Now let’s import the data set using read.csv()
function. I have already saved the data file as CSV (comma delimited file) in the working directory. The file
argument specify the file name with extension CSV.
In header
argument you can set a logical value that will indicate whether the data file contains first variable names as first row. In my data set the file contains the variable names in the first row, so I shall use TRUE
for this argument. The head()
function will print the first six rows of the data set.
# genotype gender activity
# 1 FF Female 3.39
# 2 FF Female 3.34
# 3 FF Female 3.59
# 4 FO Female 3.58
# 5 FO Female 4.12
# 6 FO Female 4.72
Before proceeding for analysis it is a better practice to have a look on the data set to see the structure of variables.
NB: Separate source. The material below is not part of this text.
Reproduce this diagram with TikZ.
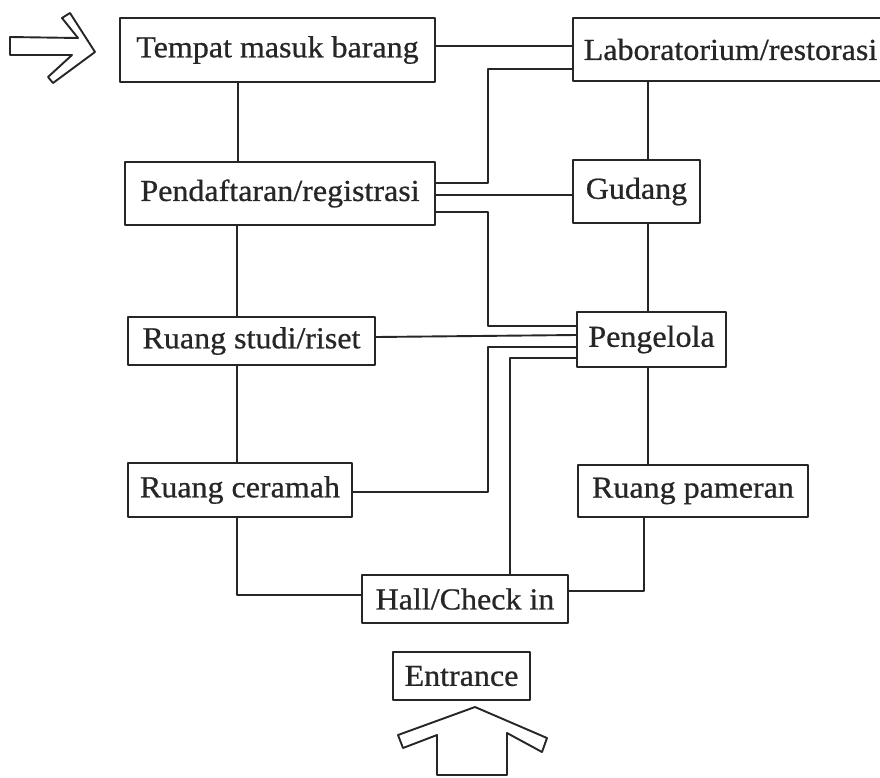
\documentclass[tikz,border=0pt]{standalone}
\usepackage{fontspec}
\setmainfont{Liberation Serif}[FakeStretch=1.05, FakeBold=0.7]

\tikzset{
    room/.style={draw, fill=white, line width=2.3pt, inner sep=0pt,
        font=\fontsize{30.5}{34}\selectfont},
    link/.style={line width=1.9pt},
    bigarrow/.style={line width=1.9pt, fill=white}
}

\begin{document}
\begin{tikzpicture}[x=1pt, y=-1pt, line join=round, line cap=round, color=black!85]

        % Fix the size of the page.
        \useasboundingbox[fill=white] (0,0) rectangle (880,777);
        \clip (0,0) rectangle (880,777);

        % The rooms, left column.
        \node[room, minimum width=315pt, minimum height=64pt] (tempat) at (277.5,50) {Tempat masuk barang};
        \node[room, minimum width=310pt, minimum height=63pt] (daftar) at (280,193.5) {Pendaftaran/registrasi};
        \node[room, minimum width=247pt, minimum height=48pt] (studi) at (251.5,341) {Ruang studi/riset};
        \node[room, minimum width=224pt, minimum height=54pt] (ceramah) at (240,490) {Ruang ceramah};

        % The rooms, right column.
        \node[room, minimum width=315pt, minimum height=63pt] (lab) at (730.5,49.5) {Laboratorium/restorasi};
        \node[room, minimum width=127pt, minimum height=63pt] (gudang) at (636.5,191.5) {Gudang};
        \node[room, minimum width=149pt, minimum height=55pt] (kelola) at (651.5,339.5) {Pengelola};
        \node[room, minimum width=230pt, minimum height=52pt] (pameran) at (693,491) {Ruang pameran};

        % Hall and entrance.
        \node[room, minimum width=206pt, minimum height=48pt] (hall) at (465,599) {Hall/Check in};
        \node[room, minimum width=137pt, minimum height=48pt] (entrance) at (461.5,676) {Entrance};

        % Vertical links of the left column.
        \draw[link] ([xshift=-39.5pt]tempat.south) -- ([xshift=-39.5pt]tempat.south |- daftar.north);
        \draw[link] ([xshift=-43pt]daftar.south) -- ([xshift=-43pt]daftar.south |- studi.north);
        \draw[link] ([xshift=-14.5pt]studi.south) -- ([xshift=-14.5pt]studi.south |- ceramah.north);
        \draw[link] ([xshift=-3pt]ceramah.south) |- ([yshift=4pt]hall.west);

        % Vertical links of the right column.
        \draw[link] ([xshift=-82.5pt]lab.south) -- ([xshift=-82.5pt]lab.south |- gudang.north);
        \draw[link] ([xshift=11.5pt]gudang.south) -- ([xshift=11.5pt]gudang.south |- kelola.north);
        \draw[link] ([xshift=-3.5pt]kelola.south) -- ([xshift=-3.5pt]kelola.south |- pameran.north);
        \draw[link] ([xshift=-49pt]pameran.south) |- ([yshift=8pt]hall.east);

        % Links across the two columns.
        \draw[link] ([yshift=4pt]tempat.east) -- ([yshift=4pt]tempat.east -| lab.west);
        \draw[link] ([yshift=-19.5pt]lab.west) -| ([xshift=52pt,yshift=10.5pt]daftar.east)
            -- ([yshift=10.5pt]daftar.east);
        \draw[link] ([yshift=-1.5pt]daftar.east) -- ([yshift=-1.5pt]daftar.east -| gudang.west);
        \draw[link] ([yshift=-18.5pt]daftar.east) -| ([xshift=-88pt,yshift=13.5pt]kelola.west)
            -- ([yshift=13.5pt]kelola.west);
        \draw[link] ([yshift=4pt]studi.east) -- ([yshift=4.5pt]kelola.west);
        \draw[link] ([yshift=-7.5pt]kelola.west) -| ([xshift=135pt,yshift=-2pt]ceramah.east)
            -- ([yshift=-2pt]ceramah.east);
        \draw[link] ([yshift=-18.5pt]kelola.west) -| ([xshift=45pt]hall.north);

        % Hollow arrow into the goods entry.
        \draw[bigarrow] (10,37) -- (78,38) -- (62,18) -- (70,13) -- (95,52)
            -- (53,83) -- (48,77) -- (72,55) -- (10,55) -- cycle;

        % Hollow arrow under the entrance.
        \draw[bigarrow] (475,707) -- (547,738) -- (542,752) -- (507,733) -- (507,775)
            -- (437,775) -- (437,735) -- (403,748) -- (398,735) -- cycle;
    \end{tikzpicture}
\end{document}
The data looks fine as shown in below table. The second and third variables are being read as factor which is true for the given data set. In case if it is integer or character then you can change it to factor using as.factor()
function as shown below.
# 'data.frame': 18 obs. of 3 variables:
# $ genotype: Factor w/ 3 levels "FF","FO","OO": 1 1 1 2 2 2 3 3 3 1 ...
# $ gender : Factor w/ 2 levels "Female","Male": 1 1 1 1 1 1 1 1 1 2 ...
# $ activity: num 3.39 3.34 3.59 3.58 4.12 4.72 5.06 4.05 4.09 2.2 ...
# 'data.frame': 18 obs. of 3 variables:
# $ genotype: Factor w/ 3 levels "FF","FO","OO": 1 1 1 2 2 2 3 3 3 1 ...
# $ gender : Factor w/ 2 levels "Female","Male": 1 1 1 1 1 1 1 1 1 2 ...
# $ activity: num 3.39 3.34 3.59 3.58 4.12 4.72 5.06 4.05 4.09 2.2 ...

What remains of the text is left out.